Réseau Sélection has targeted clinching about one third of the 60,000 new units expected to be built in Quebec over the next 10 years; the company’s growth is fuelled not only by construction of new buildings but by acquisition as well.
Figures from the end of last year compiled by CBRE Limited indicate that privately owned Réseau Sélection had 36 seniors’ residences, for a total of 9,214 units, in the province; publicly listed, Mississauga, Ont.-based Chartwell had 9,810.
For the industry as a whole, “the pace of development in Quebec has certainly accelerated over the last few years,” said Sean McCrorie, senior director of the seniors housing and healthcare group at CBRE.
The province’s seniors have traditionally been much more receptive to the notion of living in a retirement residence relative to their peers in the rest of Canada, he said.
Past studies have indicated that about 17 or 18 per cent of people aged 75 and over in the province live in seniors’ housing, compared with an average of about five per cent across North America.
In Quebec, there is a wider capture by the industry of independent seniors at a stage in their lives where they are not yet in need of assisted care, whereas in Ontario – for example – the tendency has been for seniors to opt for retirement-home living later on, when assistance is more likely to be required, Mr. McCrorie said.
“Maybe [Réseau Sélection] can bring some unique insights and deploy that [à-la-carte] independent seniors’ apartment model in Ontario,” he said.

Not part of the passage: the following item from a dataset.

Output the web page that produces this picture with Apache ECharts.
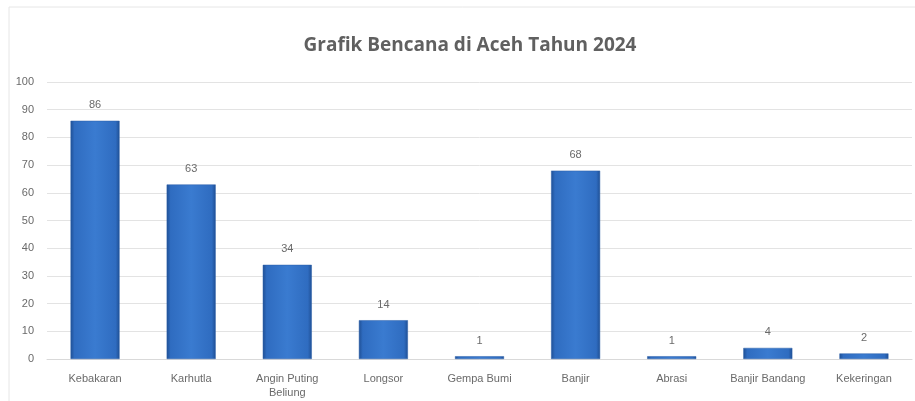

Mr. Bouclin, a former director of finances at a drug addiction centre who bought his first triplex in 1989 on a $10,000 line of credit, says Réseau Sélection is nimbler and more efficient than most of its rivals by dint of its vertical integration. The company builds, owns and operates its facilities and has its own construction firm, market analysis team, management group and other units.
“We think we’re the only one in Canada to be so vertically integrated,” he said.
Among Réseau Sélection’s major investors are Ottawa-based pension-fund giant PSP Investments and Stephen Bronfman’s Montreal-based private equity firm Claridge Inc.